On our last day at the hospital we found out that Mohammed has suffered through much more than a failing heart; just before he was born his father left their family, and his mother was left to raise him alone.
That’s a big deal in a region like southern Iraq. It’s not easy for a woman to take on that kind of responsibility alone, which is why I feel such respect for Mohammed’s mother.
Like so many single mothers, she worked hard to raise an amazing kid, and she helped get him to the place where his life could be saved.
So, as we near the end of Remedy Mission VI, we’re celebrating Mohammed’s successful surgery, but we can’t really celebrate his life without acknowledging the hero who has always stood behind him.
We’re excited that Mohammed’s heart is healing, and he can now grow into a man capable of caring for the woman who sacrificed so much for him.
So from Mohammed, his mother, and all of us – thanks for saving his life!
It’s official. We’re overrun. And it’s all your fault. (But we’re not complaining.)
When we first started doing this back in 2007, we were around a lot of sick children and very few healthy ones. Because Remedy Missions are spreading across Iraq, we’re still coming across more and more sick children in more communities, but thanks to you guys we’re starting to spend a lot more time with children who USED to have heart defects. Last week you helped us provide our 163rd heart surgery. Tomorrow, we’ll give our 175th! See how fast it’s all happening?!
It was easy to reach the point where we felt overwhelmed by the thousands of sick children in Iraq, but I never thought we would reach the point where we became overwhelmed by the healthy ones.
Thanks to you, we have.
This Remedy Mission, I’ve had the chance to catch up with the local doctors and scroll through all the photos of children from the past missions. We talk about how they’re doing and often they just pick up the phone right there and call them. We’re constantly coming up with ways where we can see them all in person again, too. Recently, we found a way to see Ali Raad from our third Remedy Mission and he’s doing GREAT!
When I asked his family about the biggest change since Ali’s surgery, they smiled and threw their hands in the air and said, “He just doesn’t stop playing!”
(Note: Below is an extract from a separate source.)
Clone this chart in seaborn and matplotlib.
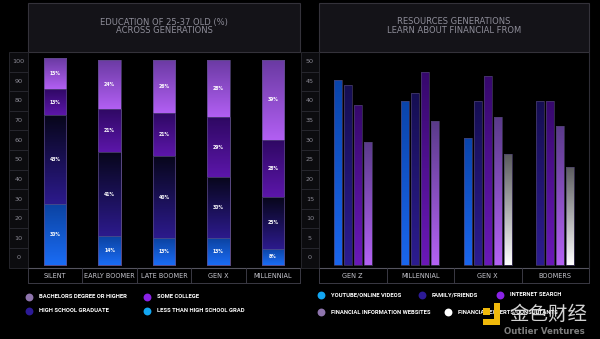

Ali’s journey isn’t quite over yet though. Like a lot of children born with heart defects, he was born with a cleft pallet as well. It’s a simple fix but because of his heart defect, doctors couldn’t operate on his cleft pallet unless his heart was fixed. Now that his heart is strong, they just have to wait a few more months to fix his cleft pallet!
If you never gave Ali his heart surgery, he would never have been able to get surgery on his cleft pallet and as a result he never would have had the opportunity to go to school or eat the foods he needs to be eating to grow.
But that’s not the case. Your generosity saved his life and put him back on track to enroll in school next year!
July 4, 2011 by Cody · Comments Off
Noor’s wait is over!
She’s made it into the operating room and the doctors are hard at work making sure that they send Noor away with a strong and healthy heart!
If they’re able to accomplish all they hope to accomplish with Noor, it will be the 9th lifesaving heart surgery this trip.